Soalnya, dari dulupun Kapolri baru rasanya jarang yang berhasil membuat citra polisi menjadi baik dalam pandangan masyarakat.
Apalagi di jaman digital ini. Makin banyak saja prilaku anggota Polri yang bisa direkam dan diedarkan di media sosial.
Di sinilah pentingnya Polri memahami bahwa jaman telah berubah dan tehnologi telah makin maju.
Jika dulu banyak prilaku yang bisa disimpan, sekarang hampir semuanya bisa terungkap bahkan bisa beredar di luar negeri. Citra Polri lalu ditentukan oleh video dan foto yang beredar tersebut.
Dulu, polisi minta uang kepada sopir truk dan angkot hanya bisa dilihat oleh segelintir orang. Tapi baru-baru ini video polisi sedang diberi uang oleh sopir truk dan angkot, telah disaksikan oleh hampir semua kalangan.
Beredar juga video seorang sopir truk sedang memarahi petugas polisi yang konon mengembalikan surat-surat kendaraannya sambil melemparkannya ke tanah.
Sopir itu naik pitam karena merasa polisi sangat menghinanya. Ini peristiwa yang dulu tidak akan pernah terjadi. Dulu mana ada sopir berani memarahi polisi.

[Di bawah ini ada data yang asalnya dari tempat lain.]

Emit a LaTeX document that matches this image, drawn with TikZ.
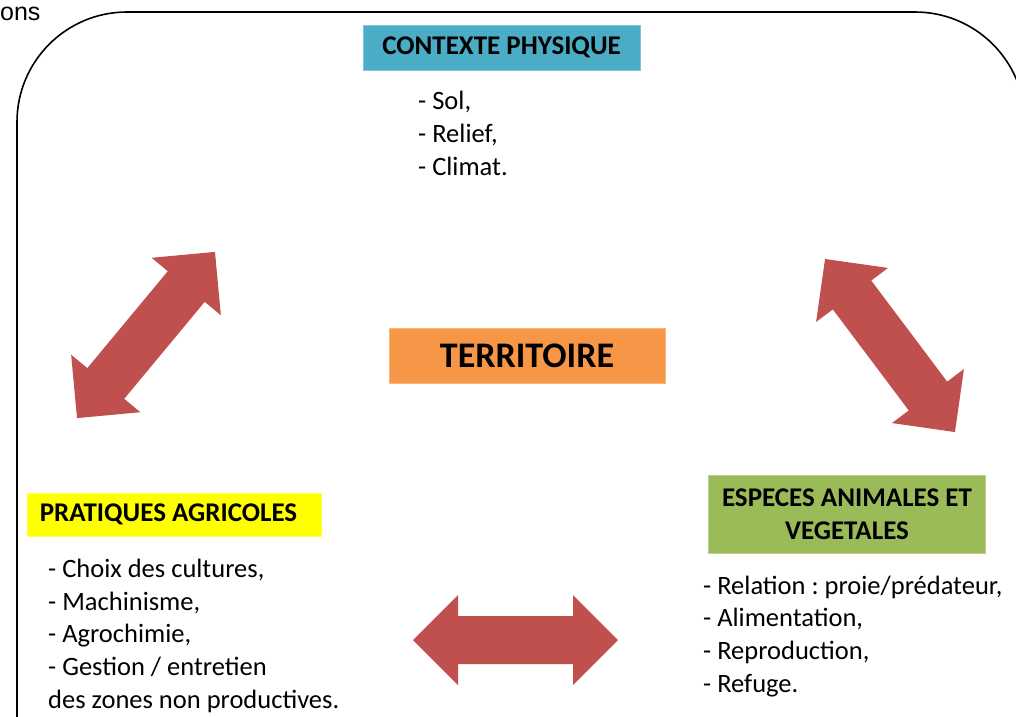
\documentclass[tikz,border=0pt]{standalone}
\usepackage{fontspec}
\setmainfont{Carlito}
\newfontfamily\arialfont{Liberation Sans}
\frenchspacing
\definecolor{aquaC}{HTML}{4BACC6}
\definecolor{orangeC}{HTML}{F79646}
\definecolor{yellowC}{HTML}{FFFF00}
\definecolor{greenC}{HTML}{9BBB59}
\definecolor{arrowred}{HTML}{C0504D}
\newcommand\dblarr[4]{%
  \begin{scope}[shift={(#1,#2)}, rotate=#3]
    \fill[arrowred] ({#4},0) -- ({#4-45},45) -- ({#4-45},24) -- ({-#4+45},24) -- ({-#4+45},45)
      -- ({-#4},0) -- ({-#4+45},-45) -- ({-#4+45},-24) -- ({#4-45},-24) -- ({#4-45},-45) -- cycle;
  \end{scope}}
\begin{document}
\begin{tikzpicture}[x=1pt,y=-1pt,
  frame/.style={draw=black, line width=1.6pt, rounded corners=110pt},
  hdrbox/.style={fill=#1, draw=#1!70!white, line width=0.8pt, inner sep=0pt,
    font=\fontsize{27}{33}\selectfont\bfseries, text=black},
  listtxt/.style={anchor=base west, align=left, inner sep=0pt,
    font=\fontsize{26.5}{32.6}\selectfont, text=black}]
  \useasboundingbox (0,0) rectangle (1016,716);
  \clip (0,0) rectangle (1016,716);
  \node[anchor=base west, inner sep=0pt, font=\arialfont\fontsize{25}{28}\selectfont] (ons) at (0,20) {ons};
  \draw[frame] (17,12) rectangle (1025,830);
  \node[hdrbox=aquaC, minimum width=277pt, minimum height=45pt] (phys) at (501.5,47.5) {CONTEXTE PHYSIQUE};
  \node[hdrbox=orangeC, minimum width=276pt, minimum height=55pt, font=\fontsize{36}{40}\selectfont\bfseries] (terr) at (527,355.5) {TERRITOIRE};
  \node[hdrbox=yellowC, minimum width=294pt, minimum height=43pt] (prat) at (174,514.5) {PRATIQUES AGRICOLES\hspace*{11pt}};
  \node[hdrbox=greenC, minimum width=277pt, minimum height=78pt, align=center] (esp) at (847,514.5) {ESPECES ANIMALES ET\\VEGETALES};
  \node[listtxt] (physl) at (418,175) {- Sol,\\- Relief,\\- Climat.};
  \node[listtxt] (pratl) at (48,708) {- Choix des cultures,\\- Machinisme,\\- Agrochimie,\\- Gestion / entretien\\des zones non productives.};
  \node[listtxt] (espl) at (703,692) {- Relation : proie/prédateur,\\- Alimentation,\\- Reproduction,\\- Refuge.};
  \coordinate (arrL) at (146,335);
  \coordinate (arrR) at (890,345.5);
  \coordinate (arrB) at (515.5,640);
  \dblarr{146}{335}{50.3}{108}
  \dblarr{890}{345.5}{-53.1}{108.2}
  \dblarr{515.5}{640}{0}{102.5}
\end{tikzpicture}
\end{document}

Beredar pula, seorang wanita penjual barang kelontong di sebuah pasar sedang marah-marah kepada polisi. Rupanya, polisi itu sedang melaksanakan tugas mengawasi pelaksanaan protokol kesehatan, dan sedang menasehati pedagang tersebut agar mematuhi peraturan tentang PSBB.
Itupun kejadian yang tidak mungkin terjadi di masa lalu dimana tidak ada seorangpun orang awam yang berani terhadap polisi.
Mengapa warga makin berani terhadap polisi? Karena sekarang telah bersemi semangat kesetaraan atau egalitarianisme. Ini adalah dampak dari kemajuan pendidikan dan perkembangan Tehnologi Informasi. Jangan lupa hp sekarang sudah bisa dimiliki oleh pedagang pasar, pemulung dan petani kecil di kampung.